Data section:
┌────────

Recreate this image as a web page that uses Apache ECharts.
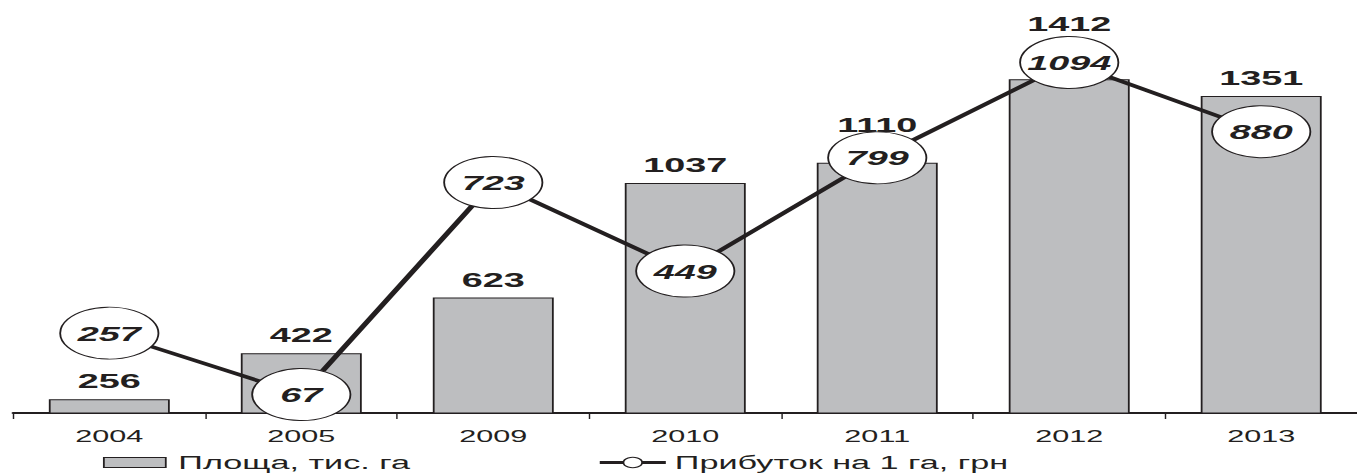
<!DOCTYPE html>
<html><head><meta charset="utf-8">
<script src="https://cdn.jsdelivr.net/npm/echarts@6/dist/echarts.min.js"></script>
<style>
html,body{margin:0;padding:0;background:#fff;overflow:hidden;}
#wrap{width:1357px;height:476px;overflow:hidden;position:relative;}
#c{width:753.9px;height:476px;transform:scaleX(1.8);transform-origin:0 0;}
</style></head><body><div id="wrap"><div id="c"></div></div>
<script>
// ---- data ----
const categories = ['2004', '2005', '2009', '2010', '2011', '2012', '2013'];
const areaValues = [256, 422, 623, 1037, 1110, 1412, 1351];
const profitValues = [257, 67, 723, 449, 799, 1094, 880];
const seriesNames = ['Площа, тис. га', 'Прибуток на 1 га, грн'];

// ---- styling ----
const INK = '#231f20';
const FONT = '"Liberation Sans", Arial, sans-serif';
const labelLift = {4: 20, 5: 37};   // extra lift for labels that would hit ellipses

const chart = echarts.init(document.getElementById('c'), null, {renderer: 'svg'});

const barData = areaValues.map((v, i) => labelLift[i]
  ? {value: v, label: {offset: [0, -labelLift[i]]}}
  : v);

chart.setOption({
  animation: false,
  backgroundColor: '#fff',
  grid: {left: 7.4, top: 13, width: 751.7, height: 400, containLabel: false},
  legend: [
    {
      left: 57.2, top: 453, padding: 0,
      itemWidth: 34.4, itemHeight: 10,
      data: [{name: seriesNames[0], icon: 'rect'}],
      itemStyle: {color: '#bdbec0', borderColor: INK, borderWidth: 1},
      textStyle: {fontSize: 19, color: INK, fontFamily: FONT, padding: [0, 0, 0, 2]}
    },
    {
      left: 331.7, top: 453, padding: 0,
      itemWidth: 36.7, itemHeight: 13,
      data: [{name: seriesNames[1]}],
      lineStyle: {color: INK, width: 3},
      itemStyle: {color: '#fff', borderColor: INK, borderWidth: 1},
      textStyle: {fontSize: 19, color: INK, fontFamily: FONT}
    }
  ],
  xAxis: {
    type: 'category',
    data: categories,
    boundaryGap: true,
    axisLine: {lineStyle: {color: INK, width: 2}},
    axisTick: {show: true, length: 6, lineStyle: {color: INK, width: 0.8}},
    axisLabel: {fontSize: 17, color: INK, fontFamily: FONT, margin: 15}
  },
  yAxis: [
    {type: 'value', min: 206, max: 1651, show: false, splitLine: {show: false}},
    {type: 'value', min: 10, max: 1247, show: false, splitLine: {show: false}}
  ],
  series: [
    {
      name: seriesNames[0],
      type: 'bar',
      yAxisIndex: 0,
      data: barData,
      barWidth: 67.2,
      itemStyle: {color: '#bdbec0', borderColor: INK, borderWidth: 1},
      label: {
        show: true, position: 'top', distance: 8,
        fontSize: 21, fontWeight: 'bold', color: INK, fontFamily: FONT
      },
      z: 2
    },
    {
      name: seriesNames[1],
      type: 'line',
      yAxisIndex: 1,
      data: profitValues,
      clip: false,
      symbol: 'circle',
      symbolSize: [54.6, 52],
      lineStyle: {color: INK, width: 3.4},
      itemStyle: {color: '#fff', borderColor: INK, borderWidth: 1},
      label: {
        show: true, position: 'inside',
        fontSize: 21, fontWeight: 'bold', fontStyle: 'italic', color: INK, fontFamily: FONT
      },
      z: 3
    }
  ]
});
</script></body></html>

└────────

Stated goal: Leave out all pictures, then copy the remaining material exactly.

The response:
Recreate this image as a web page that uses Apache ECharts.
<!DOCTYPE html>
<html><head><meta charset="utf-8">
<script src="https://cdn.jsdelivr.net/npm/echarts@6/dist/echarts.min.js"></script>
<style>
html,body{margin:0;padding:0;background:#fff;overflow:hidden;}
#wrap{width:1357px;height:476px;overflow:hidden;position:relative;}
#c{width:753.9px;height:476px;transform:scaleX(1.8);transform-origin:0 0;}
</style></head><body><div id="wrap"><div id="c"></div></div>
<script>
// ---- data ----
const categories = ['2004', '2005', '2009', '2010', '2011', '2012', '2013'];
const areaValues = [256, 422, 623, 1037, 1110, 1412, 1351];
const profitValues = [257, 67, 723, 449, 799, 1094, 880];
const seriesNames = ['Площа, тис. га', 'Прибуток на 1 га, грн'];

// ---- styling ----
const INK = '#231f20';
const FONT = '"Liberation Sans", Arial, sans-serif';
const labelLift = {4: 20, 5: 37};   // extra lift for labels that would hit ellipses

const chart = echarts.init(document.getElementById('c'), null, {renderer: 'svg'});

const barData = areaValues.map((v, i) => labelLift[i]
  ? {value: v, label: {offset: [0, -labelLift[i]]}}
  : v);

chart.setOption({
  animation: false,
  backgroundColor: '#fff',
  grid: {left: 7.4, top: 13, width: 751.7, height: 400, containLabel: false},
  legend: [
    {
      left: 57.2, top: 453, padding: 0,
      itemWidth: 34.4, itemHeight: 10,
      data: [{name: seriesNames[0], icon: 'rect'}],
      itemStyle: {color: '#bdbec0', borderColor: INK, borderWidth: 1},
      textStyle: {fontSize: 19, color: INK, fontFamily: FONT, padding: [0, 0, 0, 2]}
    },
    {
      left: 331.7, top: 453, padding: 0,
      itemWidth: 36.7, itemHeight: 13,
      data: [{name: seriesNames[1]}],
      lineStyle: {color: INK, width: 3},
      itemStyle: {color: '#fff', borderColor: INK, borderWidth: 1},
      textStyle: {fontSize: 19, color: INK, fontFamily: FONT}
    }
  ],
  xAxis: {
    type: 'category',
    data: categories,
    boundaryGap: true,
    axisLine: {lineStyle: {color: INK, width: 2}},
    axisTick: {show: true, length: 6, lineStyle: {color: INK, width: 0.8}},
    axisLabel: {fontSize: 17, color: INK, fontFamily: FONT, margin: 15}
  },
  yAxis: [
    {type: 'value', min: 206, max: 1651, show: false, splitLine: {show: false}},
    {type: 'value', min: 10, max: 1247, show: false, splitLine: {show: false}}
  ],
  series: [
    {
      name: seriesNames[0],
      type: 'bar',
      yAxisIndex: 0,
      data: barData,
      barWidth: 67.2,
      itemStyle: {color: '#bdbec0', borderColor: INK, borderWidth: 1},
      label: {
        show: true, position: 'top', distance: 8,
        fontSize: 21, fontWeight: 'bold', color: INK, fontFamily: FONT
      },
      z: 2
    },
    {
      name: seriesNames[1],
      type: 'line',
      yAxisIndex: 1,
      data: profitValues,
      clip: false,
      symbol: 'circle',
      symbolSize: [54.6, 52],
      lineStyle: {color: INK, width: 3.4},
      itemStyle: {color: '#fff', borderColor: INK, borderWidth: 1},
      label: {
        show: true, position: 'inside',
        fontSize: 21, fontWeight: 'bold', fontStyle: 'italic', color: INK, fontFamily: FONT
      },
      z: 3
    }
  ]
});
</script></body></html>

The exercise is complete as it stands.